When the U.S. passed its most important climate legislation ever, the Investment Reduction Act (IRA), it didn’t tackle transportation very squarely. Not in the sense of what climate science authorities, such as the Intergovernmental Panel on Climate Change (IPCC), say is the path to deep decarbonization, a sequence known as “Avoid-Shift-Improve.”
What passing the IRA did do was show a recipe for making climate policy in the U.S. Which is to create things people care about, and use the chance to generate popular support and hopefully win constituents for even more reform.
US federal agencies have launched a new framework, The US National Blueprint for Transportation Decarbonization: A Joint Strategy to Transform Transportation, which aims to do that for transportation.

The blueprint composes, for the first time, a national policy on transportation decarbonization that is holistic according to climate science and speaks to modern politics.
The framework brings key agencies together to chart a path to do the following:
- Increase convenience by implementing system-level and design solutions. This means, in part, making communities more walkable and building more housing near the places where people need to go.
- Improve efficiency through mode shift and more efficient vehicles. This includes making public transportation work better and become more relevant.
- Transition to clean options by deploying zero-emission vehicles. Electrification of everything.
The blueprint suggests, correctly, that status-quo transportation policy costs people money, time, and freedom that they could potentially have back. And it shows a way forward that is about making people’s lives better through more mobility options, especially those who transportation to date has left out.

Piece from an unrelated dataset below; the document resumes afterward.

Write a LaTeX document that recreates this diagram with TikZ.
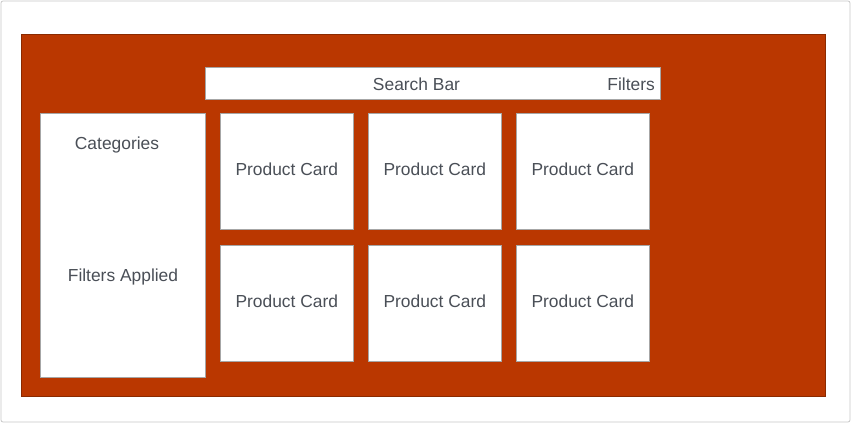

It also agrees with the findings of IPCC and others in asserting that decarbonization through transportation requires a set of solutions—in particular, mobility and electrification—that need to work together. And hence, a commitment to transportation decarbonization means advocacy for any one solution requires being thoughtful about the wider strategy.
The framework needs funding, which theoretically could come in part from current subsidies that prop up car dependence and work against the many opportunities to create abundance through transportation highlighted in the blueprint. It also needs reciprocity from states, municipalities, and elsewhere.
With the new Blueprint for Transportation Decarbonization, leaders who want a modern way to structure investments for transportation climate action have a good framework translated for the U.S. to support and build with.